Dan Zink joined the full-time faculty of Covenant Theological Seminary in 1995 after serving for five years as Director of Student Services and adjunct professor in practical theology, and for 11 years as a family counsellor, case-worker, and supervisor of public children’s services. In addition to his teaching responsibilities, Dr. Zink was the founding director and five-year head of New Hope Counseling Services, a ministry of Chesterfield Presbyterian Church (PCA). He has had a private counselling practice for over twenty-five years, focusing on marriage, family, men’s, and leadership issues. He has also been involved in the Christian education programs of four churches and served as assistant pastor at New Covenant Presbyterian Church in Dallas, Texas. His doctoral research focused on the enduring marriages of adult children of divorce. Dr. Zink and his wife, Carolanne, have two adult daughters, Laurianne and Bethanne.

 

 

Pre-Forum Seminar


Preparing Couples for Marriage: Re-Working the Pre-Marital Counselling Process

Pre-marital counselling often involves more teaching about marriage than helping couples position themselves to do marriage well and grow together and individually in the process. This seminar will present a pre-marital counselling process that assists the spouses-to-be to assess their relationship patterns and plan for future growth together. Also presented will be ways to help couples create a vision for their marriage that enables them to be more about “we” and more about their mission in life as a couple.

 

 

Workshops


To Divorce or Not to Divorce? Help Us Decide

This workshop will present a “moral consultation” process to use with couples. We will then apply this process to the difficult discussions of couples who are considering terminating their marriage. This process will include helping couples clarify for themselves their own values and evaluate the consequences their decisions would have on other people including spouses, children, extended family, friends, and their church. This process is aimed at helping the individual spouses think beyond his or her own pain in order to carefully consider his or her responsibility for the impact on others of his or her choices.

 

Helping Couples Grow Through Conflict​

Conflict need not be feared but can be seen as an opportunity for refining the marriage relationship.
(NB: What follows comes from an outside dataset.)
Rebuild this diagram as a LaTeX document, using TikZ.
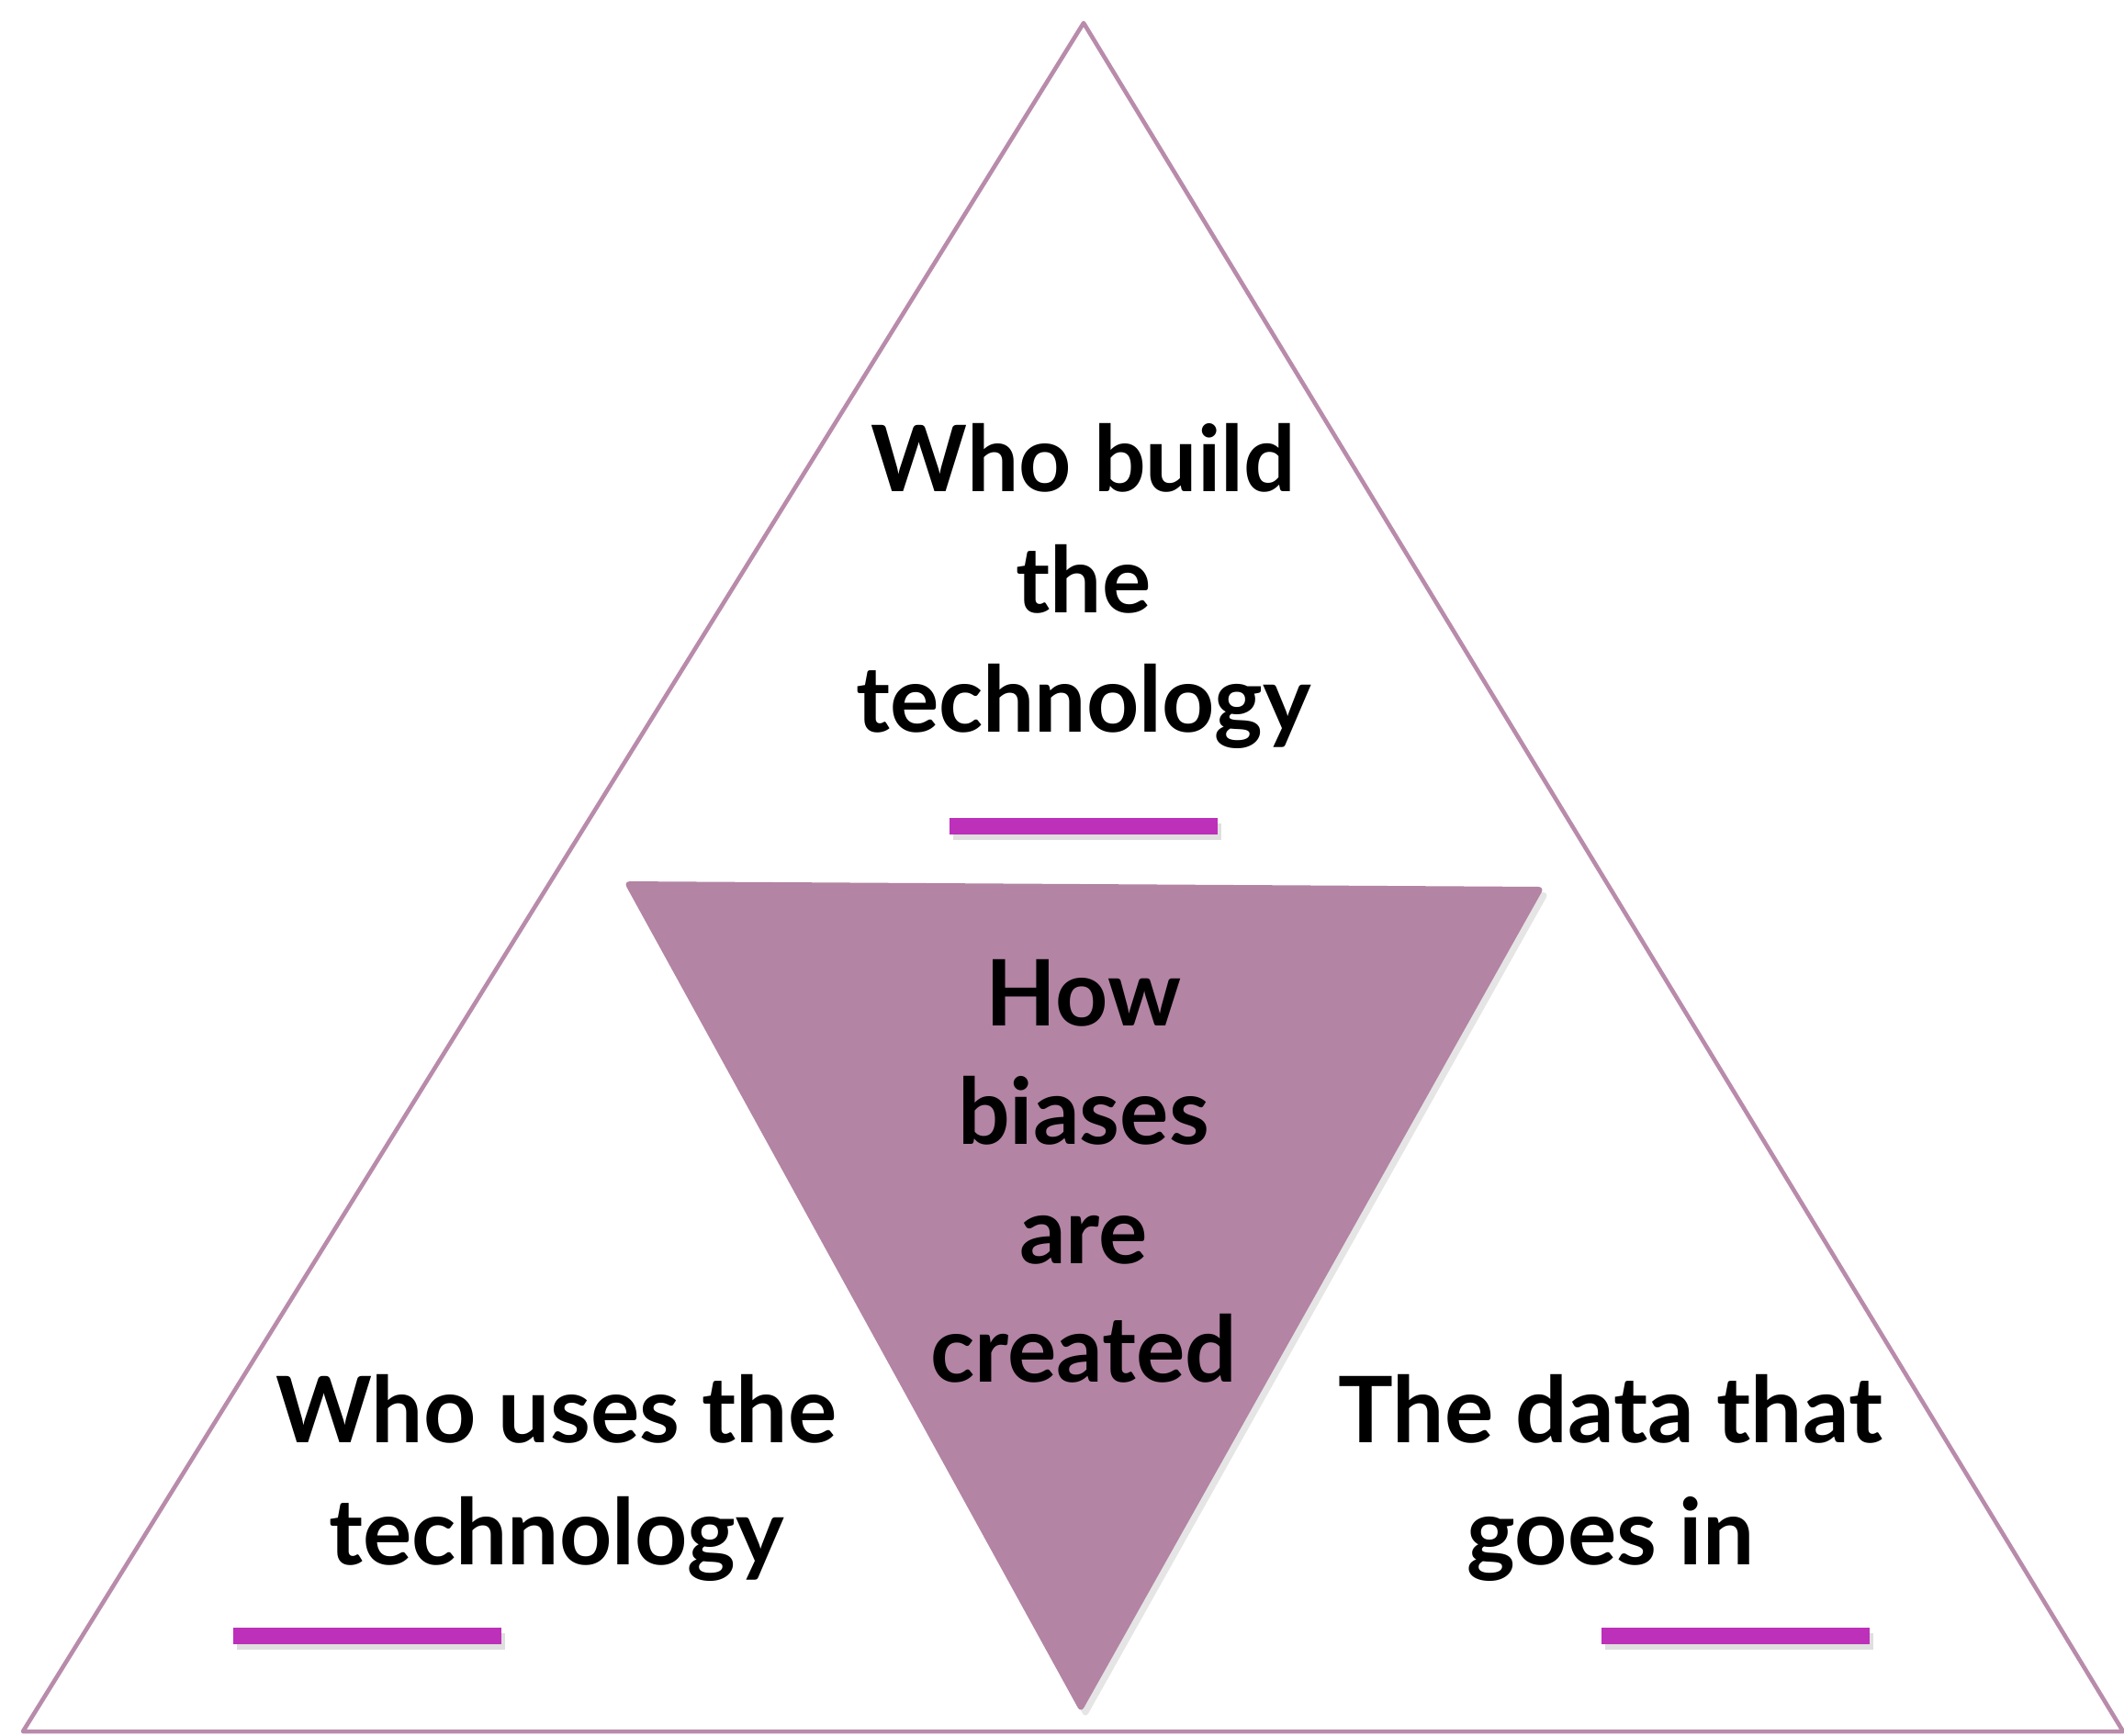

Many couples view conflict as an enemy because they mistake the disconnection they feel in difficult moments as the only product of the conflict. Avoiding disconnection is not the priority; repairing the inevitable breaks in any relationship is the most important goal. Growth in connection can be the ultimate product of conflict when it is used well in service of the marriage relationship. In this seminar, we will explore proven ways to help couples transform conflict into a process that nurtures the relationship.